>> start DATA PROVIDED

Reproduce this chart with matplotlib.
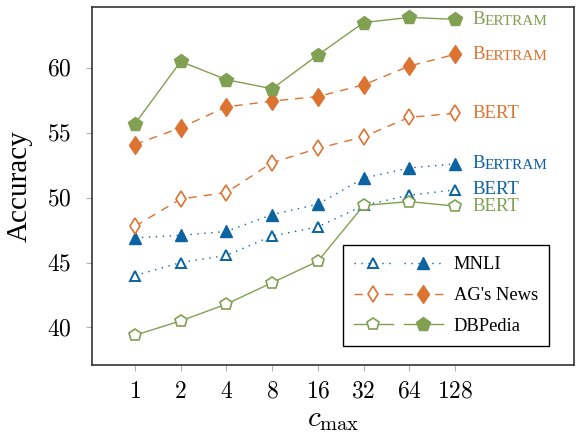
import matplotlib
matplotlib.use("Agg")
import matplotlib.pyplot as plt
from matplotlib.legend_handler import HandlerTuple

plt.rcParams['font.family'] = ['Liberation Serif', 'DejaVu Serif']
plt.rcParams['mathtext.fontset'] = 'cm'

cmax = ["1", "2", "4", "8", "16", "32", "64", "128"]
yticks = [40, 45, 50, 55, 60]

mnli_bert = [44.0, 45.0, 45.55, 47.05, 47.75, 49.4, 50.2, 50.6]
mnli_bertram = [46.9, 47.1, 47.4, 48.7, 49.5, 51.5, 52.3, 52.6]
ag_bert = [47.8, 49.9, 50.4, 52.7, 53.8, 54.7, 56.2, 56.5]
ag_bertram = [54.1, 55.4, 57.0, 57.45, 57.8, 58.7, 60.15, 61.05]
db_bert = [39.4, 40.5, 41.8, 43.45, 45.1, 49.4, 49.7, 49.35]
db_bertram = [55.7, 60.5, 59.1, 58.4, 61.0, 63.5, 63.9, 63.75]

blue = '#0b63a1'
orange = '#dc7331'
green = '#80a052'

fig = plt.figure(figsize=(5.76, 4.36), dpi=100)
ax = fig.add_axes([0.1597, 0.1628, 0.8368, 0.8211])
x = list(range(len(cmax)))

lw = 1.0
# MNLI
l1, = ax.plot(x, mnli_bert, color=blue, lw=lw, ls=(0, (1, 4)), marker='^',
              ms=7, mfc='white', mec=blue, mew=1.4)
l2, = ax.plot(x, mnli_bertram, color=blue, lw=lw, ls=(0, (1, 4)), marker='^',
              ms=8, mfc=blue, mec=blue)
# AG's News
l3, = ax.plot(x, ag_bert, color=orange, lw=lw, ls=(0, (6, 5)), marker='d',
              ms=8.5, mfc='white', mec=orange, mew=1.2)
l4, = ax.plot(x, ag_bertram, color=orange, lw=lw, ls=(0, (6, 5)), marker='d',
              ms=9.5, mfc=orange, mec=orange)
# DBPedia
l5, = ax.plot(x, db_bert, color=green, lw=lw, marker='p',
              ms=9, mfc='white', mec=green, mew=1.2)
l6, = ax.plot(x, db_bertram, color=green, lw=lw, marker='p',
              ms=10, mfc=green, mec=green)

# end labels
def smallcaps(xv, yv, color):
    t = ax.text(xv, yv, "B", color=color, fontsize=13.5, va='center')
    ax.annotate("ERTRAM", xy=(1, 0), xycoords=t, color=color, fontsize=11,
                va='bottom', ha='left')

xl = 7.37
smallcaps(xl, db_bertram[-1], green)
smallcaps(xl, ag_bertram[-1], orange)
smallcaps(xl, mnli_bertram[-1], blue)
ax.text(xl, ag_bert[-1], "BERT", color=orange, fontsize=13.5, va='center')
ax.text(xl, mnli_bert[-1], "BERT", color=blue, fontsize=13.5, va='center')
ax.text(xl, db_bert[-1], "BERT", color=green, fontsize=13.5, va='center')

ax.set_xlim(-0.94, 9.6)
ax.set_ylim(37.1, 64.7)
ax.set_xticks(x)
ax.set_xticklabels(["$%s$" % c for c in cmax], fontsize=17)
ax.set_yticks(yticks)
ax.set_yticklabels(["$%d$" % v for v in yticks], fontsize=17)
ax.tick_params(axis='y', pad=11)
ax.tick_params(axis='x', pad=8)
ax.tick_params(direction='out', length=4, width=0.8, color='#b0b0b0')
for s in ax.spines.values():
    s.set_color('#333333')
    s.set_linewidth(1.2)

ax.set_ylabel("Accuracy", fontsize=21, labelpad=10)
ax.set_xlabel(r"$c_{\max}$", fontsize=21, labelpad=3)

leg = ax.legend([(l1, l2), (l3, l4), (l5, l6)], ["MNLI", "AG's News", "DBPedia"],
                handler_map={tuple: HandlerTuple(ndivide=None, pad=0.6)},
                handlelength=4.8, loc='lower right', bbox_to_anchor=(0.948, 0.053),
                borderaxespad=0, fancybox=False, edgecolor='black', fontsize=13.3,
                framealpha=1, labelspacing=0.75, handletextpad=0.6,
                borderpad=0.6)
leg.get_frame().set_linewidth(1.0)

fig.savefig("out.png", dpi=100)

>> end DATA PROVIDED

- [WHAT IS EXPECTED]
Leave out the pictures and copy the rest of the material above exactly.

- [RESULT]
Reproduce this chart with matplotlib.
import matplotlib
matplotlib.use("Agg")
import matplotlib.pyplot as plt
from matplotlib.legend_handler import HandlerTuple

plt.rcParams['font.family'] = ['Liberation Serif', 'DejaVu Serif']
plt.rcParams['mathtext.fontset'] = 'cm'

cmax = ["1", "2", "4", "8", "16", "32", "64", "128"]
yticks = [40, 45, 50, 55, 60]

mnli_bert = [44.0, 45.0, 45.55, 47.05, 47.75, 49.4, 50.2, 50.6]
mnli_bertram = [46.9, 47.1, 47.4, 48.7, 49.5, 51.5, 52.3, 52.6]
ag_bert = [47.8, 49.9, 50.4, 52.7, 53.8, 54.7, 56.2, 56.5]
ag_bertram = [54.1, 55.4, 57.0, 57.45, 57.8, 58.7, 60.15, 61.05]
db_bert = [39.4, 40.5, 41.8, 43.45, 45.1, 49.4, 49.7, 49.35]
db_bertram = [55.7, 60.5, 59.1, 58.4, 61.0, 63.5, 63.9, 63.75]

blue = '#0b63a1'
orange = '#dc7331'
green = '#80a052'

fig = plt.figure(figsize=(5.76, 4.36), dpi=100)
ax = fig.add_axes([0.1597, 0.1628, 0.8368, 0.8211])
x = list(range(len(cmax)))

lw = 1.0
# MNLI
l1, = ax.plot(x, mnli_bert, color=blue, lw=lw, ls=(0, (1, 4)), marker='^',
              ms=7, mfc='white', mec=blue, mew=1.4)
l2, = ax.plot(x, mnli_bertram, color=blue, lw=lw, ls=(0, (1, 4)), marker='^',
              ms=8, mfc=blue, mec=blue)
# AG's News
l3, = ax.plot(x, ag_bert, color=orange, lw=lw, ls=(0, (6, 5)), marker='d',
              ms=8.5, mfc='white', mec=orange, mew=1.2)
l4, = ax.plot(x, ag_bertram, color=orange, lw=lw, ls=(0, (6, 5)), marker='d',
              ms=9.5, mfc=orange, mec=orange)
# DBPedia
l5, = ax.plot(x, db_bert, color=green, lw=lw, marker='p',
              ms=9, mfc='white', mec=green, mew=1.2)
l6, = ax.plot(x, db_bertram, color=green, lw=lw, marker='p',
              ms=10, mfc=green, mec=green)

# end labels
def smallcaps(xv, yv, color):
    t = ax.text(xv, yv, "B", color=color, fontsize=13.5, va='center')
    ax.annotate("ERTRAM", xy=(1, 0), xycoords=t, color=color, fontsize=11,
                va='bottom', ha='left')

xl = 7.37
smallcaps(xl, db_bertram[-1], green)
smallcaps(xl, ag_bertram[-1], orange)
smallcaps(xl, mnli_bertram[-1], blue)
ax.text(xl, ag_bert[-1], "BERT", color=orange, fontsize=13.5, va='center')
ax.text(xl, mnli_bert[-1], "BERT", color=blue, fontsize=13.5, va='center')
ax.text(xl, db_bert[-1], "BERT", color=green, fontsize=13.5, va='center')

ax.set_xlim(-0.94, 9.6)
ax.set_ylim(37.1, 64.7)
ax.set_xticks(x)
ax.set_xticklabels(["$%s$" % c for c in cmax], fontsize=17)
ax.set_yticks(yticks)
ax.set_yticklabels(["$%d$" % v for v in yticks], fontsize=17)
ax.tick_params(axis='y', pad=11)
ax.tick_params(axis='x', pad=8)
ax.tick_params(direction='out', length=4, width=0.8, color='#b0b0b0')
for s in ax.spines.values():
    s.set_color('#333333')
    s.set_linewidth(1.2)

ax.set_ylabel("Accuracy", fontsize=21, labelpad=10)
ax.set_xlabel(r"$c_{\max}$", fontsize=21, labelpad=3)

leg = ax.legend([(l1, l2), (l3, l4), (l5, l6)], ["MNLI", "AG's News", "DBPedia"],
                handler_map={tuple: HandlerTuple(ndivide=None, pad=0.6)},
                handlelength=4.8, loc='lower right', bbox_to_anchor=(0.948, 0.053),
                borderaxespad=0, fancybox=False, edgecolor='black', fontsize=13.3,
                framealpha=1, labelspacing=0.75, handletextpad=0.6,
                borderpad=0.6)
leg.get_frame().set_linewidth(1.0)

fig.savefig("out.png", dpi=100)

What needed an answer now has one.